There’s no doubt that buying a house is an expensive proposition. Anybody who goes into the process thinking otherwise is in for a rude awakening.
Even if the house is a bargain, you’re still paying big bucks -- likely the biggest purchase of your life. And if you’re not paying cash, the interest can run into the tens or even hundreds of thousands of dollars over the life of the loan.
Then there are those heady closing costs, which run anywhere from 3 percent to 5 percent of the price of the house. These are charges like the recording fees and document stamps that local governments charge every time the house changes hands, plus those pesky lender charges for services such as appraisals and land surveys.
Next comes another round of what many describe as “hidden expenses.” They’re considered hidden because buyers tend to focus on the sticker price of the house -- or perhaps even the monthly mortgage payment -- and forget about other recurring costs until they get to the closing table or a month or two later.
These costs include property taxes, homeowner’s insurance, flood insurance, homeowner’s association fees and, of course, utilities. According to Zillow, these can add up to $9,000 annually to your household budget.
But wait! You’re not done yet. You still have your moving expenses to think about. It costs more to hire a moving company than rent a van; consider offering a case of beer to your buddies in exchange for helping with the move.
Either way, though, you’ll absorb some costs that most people don’t think about until they have to. And while you’re at it, don’t forget to budget for setting up your utilities: water, power, cable, internet and more. Many utilities require first-timers to put up big deposits to open accounts.
Now you’ll have to turn your new house into a home. And according to new research from the National Association of Home Builders (NAHB), that means another round of spending for appliances, furnishings and alterations and repairs. If you are building a new house, figure on spending $10,601 in your first year of ownership on these items. If moving into an existing house, you’ll lay out a little less: $8,212. (This compares to only $4,122 spent annually on appliances, furnishings, etc. by people who are not moving at all.)
The NAHB came up with these numbers by perusing data from the Department of Labor Statistics’ consumer expenditure survey.
Not surprisingly, buyers of new houses outspend those buying existing houses when it comes to furnishings. They spend five times more money on things like living room chairs and tables, and nine times more on dining room and kitchen furniture.
Window coverings are another big spending category. And here, new-house buyers shell out four times more than existing homebuyers. But the most expensive item is a sofa, for which new-house buyers spend 60 percent more than existing-house buyers.
But what is puzzling is that new-house buyers also outspend others when it comes to appliances, and spend almost as much on alterations and repairs. Don’t most new houses come with appliances already installed? And doesn’t “new” suggest that no alterations or repairs are necessary, since the house has never been occupied?

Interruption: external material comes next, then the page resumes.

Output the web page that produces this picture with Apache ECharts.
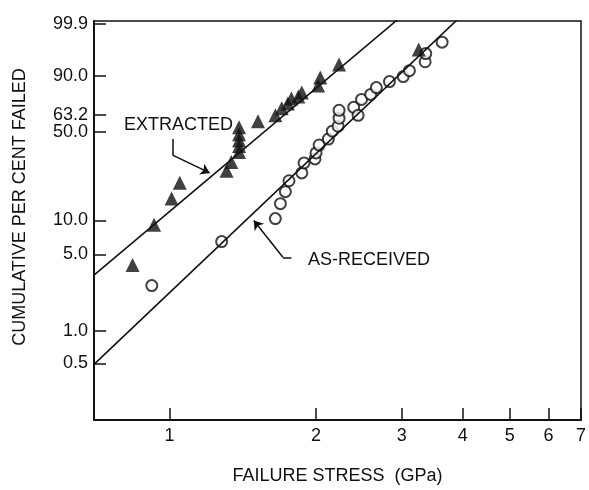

For the most part, yes, according to a survey by the Housing Innovation Research Labs, which found that virtually all new homes come with cooking stoves, ranges or ovens. But two-thirds of the houses built in 2015, the latest year for which data is available, had no washers or dryers, and 36 percent had no fridge.
Another head-scratcher is that existing-house buyers shell out only $250 more on repairs and alterations during the first year of ownership than new-house buyers.
As it turns out, buyers of new homes tend to spend their money outside, on things like landscaping, a new driveway or walk, or fences. On the other hand, existing-house buyers put their cash into kitchen and bath remodeling, new heating and air conditioning systems, security systems and flooring -- all items new buyers rarely spend a dime on in that first year.
Meanwhile, a separate study published by the National Bureau of Economic Research (NBER) puts another twist on the homebuyer spending spree. It says buyers -- both new and existing -- burn through “only” $5,000 on top of the purchase price to turn their newfound abodes into their own personalized residences.
This study analyzed spending by 70,000 households from 2001 to 2013, as well as building permits for some 9 million properties. That the study period included the most recent recession, when such spending dropped off the table, accounts, in part, for the roughly $5,000 difference between the NAHB study and that of NBER researchers Efraim Benmelech, Adam Guren and Brian Melzer. But there is no further explanation.
Another interesting point in the NBER study: Homebuyers started to increase their furnishings and renovation spending three months before closing. It peaked during the first month afterward, and started to decline slowly as time went by.